The name Massimo Vignelli is a household name to NYC Subway buffs as he created the dramatic NYC Subway map in 1972. While I had read he was gravely ill with little time left, it is still sad to read that he passed away earlier today at his home in the Upper East Side of Manhattan.
While his designs have led to never ending debates, we can not deny how is influence is still all over the NYC Subway to this day. Here is more via Douglas Martin of the New York Times:
Massimo Vignelli, an acclaimed graphic designer who gave shape to his spare, Modernist vision in book covers and shopping bags, furniture and corporate logos, even church pews and a New York City subway map that enchanted aesthetes and baffled straphangers, died on Tuesday at his home in Manhattan. He was 83.
His death, after a long illness, was confirmed by Carl Nolan, a longtime employee of Mr. Vignelli.
An admirer of the architects Mies van der Rohe and Le Corbusier, Mr.
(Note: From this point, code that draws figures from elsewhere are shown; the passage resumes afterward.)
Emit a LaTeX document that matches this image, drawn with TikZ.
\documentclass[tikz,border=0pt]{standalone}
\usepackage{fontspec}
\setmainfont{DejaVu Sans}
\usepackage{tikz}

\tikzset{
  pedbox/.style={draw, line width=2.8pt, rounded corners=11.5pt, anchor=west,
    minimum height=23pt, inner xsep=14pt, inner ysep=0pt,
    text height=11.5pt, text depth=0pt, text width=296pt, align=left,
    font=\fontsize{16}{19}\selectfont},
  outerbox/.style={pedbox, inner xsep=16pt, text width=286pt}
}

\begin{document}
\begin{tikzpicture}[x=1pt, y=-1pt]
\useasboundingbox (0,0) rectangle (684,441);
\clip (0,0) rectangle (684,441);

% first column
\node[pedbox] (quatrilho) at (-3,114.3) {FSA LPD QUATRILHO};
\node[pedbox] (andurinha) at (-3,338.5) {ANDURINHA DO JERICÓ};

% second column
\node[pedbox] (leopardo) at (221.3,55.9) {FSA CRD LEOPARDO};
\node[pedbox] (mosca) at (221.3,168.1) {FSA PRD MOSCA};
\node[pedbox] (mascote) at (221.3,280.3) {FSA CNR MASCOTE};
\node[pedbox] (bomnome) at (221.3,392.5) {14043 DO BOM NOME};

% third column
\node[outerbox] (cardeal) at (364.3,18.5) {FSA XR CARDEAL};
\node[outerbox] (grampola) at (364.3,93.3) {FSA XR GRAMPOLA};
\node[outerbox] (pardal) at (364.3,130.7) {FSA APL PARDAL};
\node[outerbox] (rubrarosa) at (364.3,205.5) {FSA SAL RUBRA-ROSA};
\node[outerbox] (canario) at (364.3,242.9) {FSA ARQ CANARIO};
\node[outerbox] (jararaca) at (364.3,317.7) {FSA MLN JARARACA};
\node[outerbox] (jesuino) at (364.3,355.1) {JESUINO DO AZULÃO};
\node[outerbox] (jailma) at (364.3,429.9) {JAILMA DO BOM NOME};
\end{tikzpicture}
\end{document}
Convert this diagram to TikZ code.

Vignelli moved to New York from Italy in the mid-1960s with the hope of propagating a design aesthetic inspired by their ideal of functional beauty.
Mr. Vignelli described himself as an “information architect,” one who structures information to make it more understandable. But when the Metropolitan Transportation Authority released his new subway map in 1972, many riders found it the opposite of understandable. Rather than represent the subway lines as the spaghetti tangle they are, it showed them as uniform stripes of various colors running straight up and down or across at 45-degree angles — not unlike an engineer’s schematic diagram of the movement of electricity.
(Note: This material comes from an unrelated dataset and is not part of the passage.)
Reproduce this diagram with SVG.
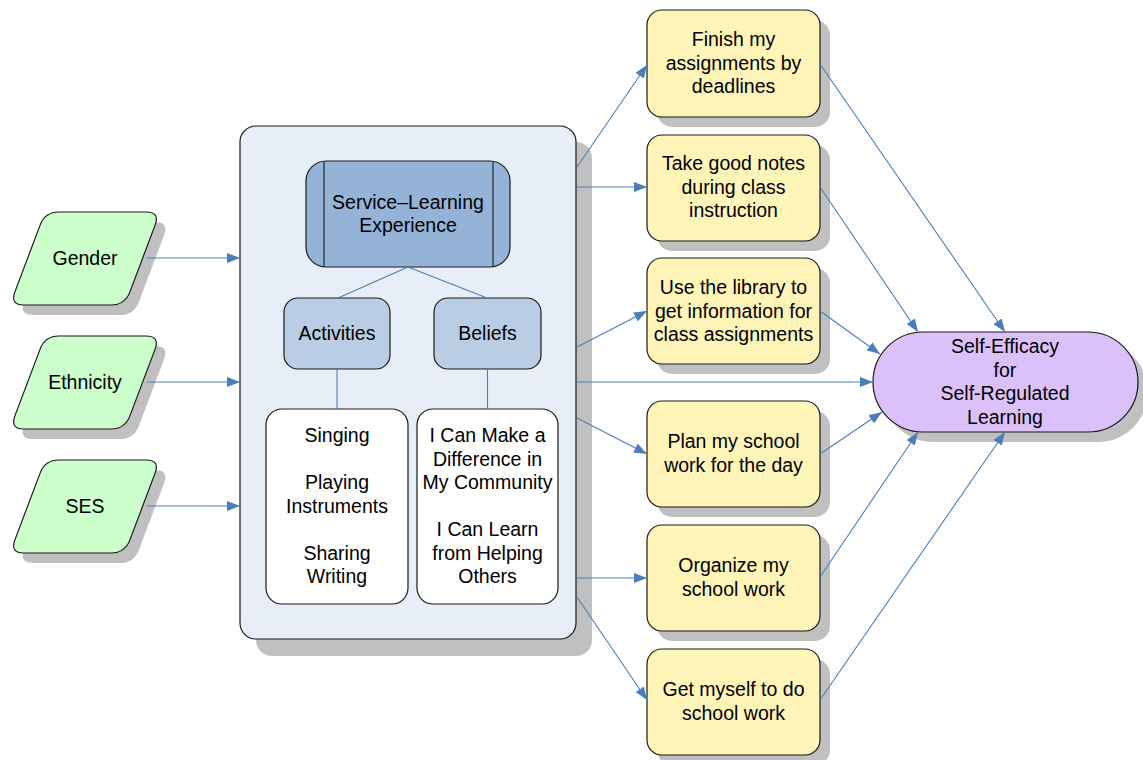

What upset many riders even more was that the map ignored much of the city above ground. It reduced the boroughs to white geometric shapes and eliminated many streets, parks and other familiar features of the cityscape. Tourists complained of getting off the subway near the south end of Central Park and finding that a stroll to its northern tip, 51 blocks away, took more than the 30 minutes they had expected. Gray, not green, was used to denote Central Park; beige, not blue, to indicate waterways.
“Of course, I know the park is green and not gray,” Mr. Vignelli said in an interview with The New York Times in 2006. “Who cares? You want to go from Point A to Point B. The only thing you are interested in is the spaghetti.”
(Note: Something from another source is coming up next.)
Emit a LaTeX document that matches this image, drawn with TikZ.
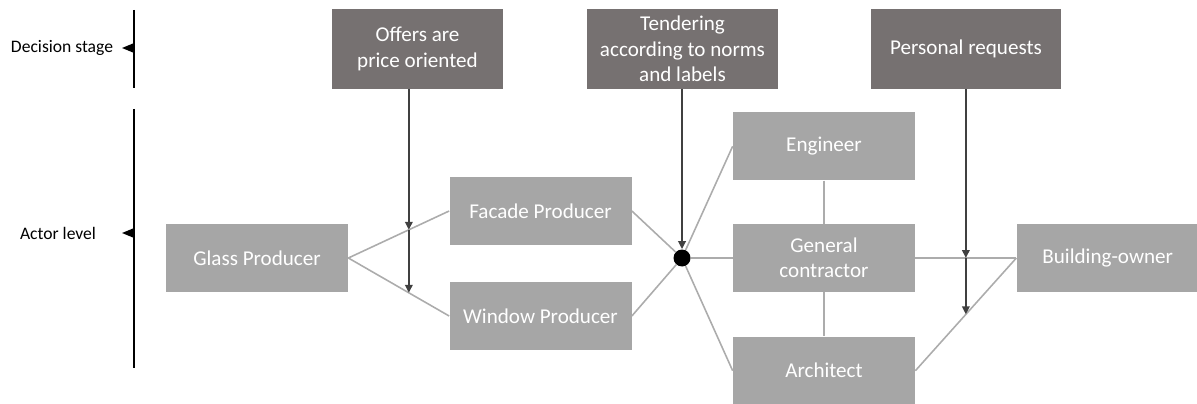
\documentclass[tikz,border=0pt]{standalone}
\usepackage{fontspec}
\setmainfont{Carlito}
\usetikzlibrary{arrows.meta,positioning,calc}
\definecolor{stagegray}{RGB}{118,113,113}
\definecolor{actorgray}{RGB}{166,166,166}
\definecolor{linkgray}{RGB}{172,172,172}
\definecolor{pushgray}{RGB}{64,64,64}
\tikzset{>=Triangle, link/.style={draw=linkgray, line width=0.9pt},
push/.style={draw=pushgray, line width=1.2pt, -{Triangle[length=1.6mm,width=1.5mm]}},
actor/.style={fill=actorgray, text=white, minimum width=36.4mm, minimum height=13.6mm, inner sep=1pt, align=center, font=\fontsize{12}{14.5}\selectfont},
stage/.style={fill=stagegray, text=white, minimum height=16mm, inner sep=1pt, align=center, font=\fontsize{12}{14.5}\selectfont},
level/.style={font=\fontsize{10}{12}\selectfont}}

\begin{document}
\begin{tikzpicture}[x=0.2mm, y=0.2mm]
\useasboundingbox (0,0) rectangle (1197,403);
% Levels
\draw[line width=0.8pt] (134,393) -- (134,315);
\draw[line width=0.8pt] (134,294) -- (134,35);
\node[level] (decision) at (62,355) {Decision stage};
\node[level] (actorlvl) at (58,170) {Actor level};
\coordinate (dmark) at (134,355);
\coordinate (amark) at (134,170);
\draw[-{Triangle[length=2.4mm,width=1.9mm]}, line width=0.8pt] (dmark) -- ++(-2.4mm,0);
\draw[-{Triangle[length=2.4mm,width=1.9mm]}, line width=0.8pt] (amark) -- ++(-2.4mm,0);

% Actors
\node[actor] (glass) at (257,145) {Glass Producer};
\node[actor] (facade) at (540.5,192) {Facade Producer};
\node[actor] (window) at (540.5,87) {Window Producer};
\node[circle, fill=black, inner sep=0pt, minimum size=3.4mm] (hub) at (682,145) {};
\node[actor] (general) at (824,145) {General\\contractor};
\node[actor, above=8.6mm of general] (engineer) {Engineer};
\node[actor, below=8.8mm of general] (architect) {Architect};
\node[actor, right=20.2mm of general] (owner) {Building-owner};

% Decision stage
\node[stage, minimum width=34.2mm] (offers) at (417.5,354) {Offers are\\price oriented};
\node[stage, minimum width=38.2mm] (tender) at (682.5,354) {Tendering\\according to norms\\and labels};
\node[stage, minimum width=38mm] (personal) at (966,354) {Personal requests};

% Links
\draw[link] (glass.east) -- (facade.west);
\draw[link] (glass.east) -- (window.west);
\draw[link] (facade.east) -- (hub);
\draw[link] (window.east) -- (hub);
\draw[link] (hub) -- (engineer.west);
\draw[link] (hub) -- (general.west);
\draw[link] (hub) -- (architect.west);
\draw[link] (engineer) -- (general);
\draw[link] (general) -- (architect);
\draw[link] (general.east) -- (owner.west);
\draw[link] (architect.east) -- (owner.west);

% Influences
\coordinate (of1) at ($(glass.east)!.6!(facade.west)$);
\coordinate (of2) at ($(glass.east)!.6!(window.west)$);
\draw[push] (offers.south -| of1) -- (of1);
\draw[push] (of1) -- (of2);
\draw[push] (tender.south -| hub) -- (hub.north);
\coordinate (pr1) at ($(general.east)!.5!(owner.west)$);
\coordinate (pr2) at ($(architect.east)!.5!(owner.west)$);
\draw[push] (personal.south -| pr1) -- (pr1);
\draw[push] (pr1) -- (pr2 -| pr1);
\end{tikzpicture}
\end{document}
Design aficionados considered the map — Mr. Vignelli preferred to call it a diagram — an ingenious work of streamlined beauty. It earned a place in the Museum of Modern Art’s collection of postwar design.
The map was replaced in 1979 with a more geographically faithful representation. But in 2011, the M.T.A. finally warmed to the Vignelli approach: It asked him to reinterpret his 1972 design for an interactive map on its website. Called “The Weekender,” it tells of changes in weekend subway service.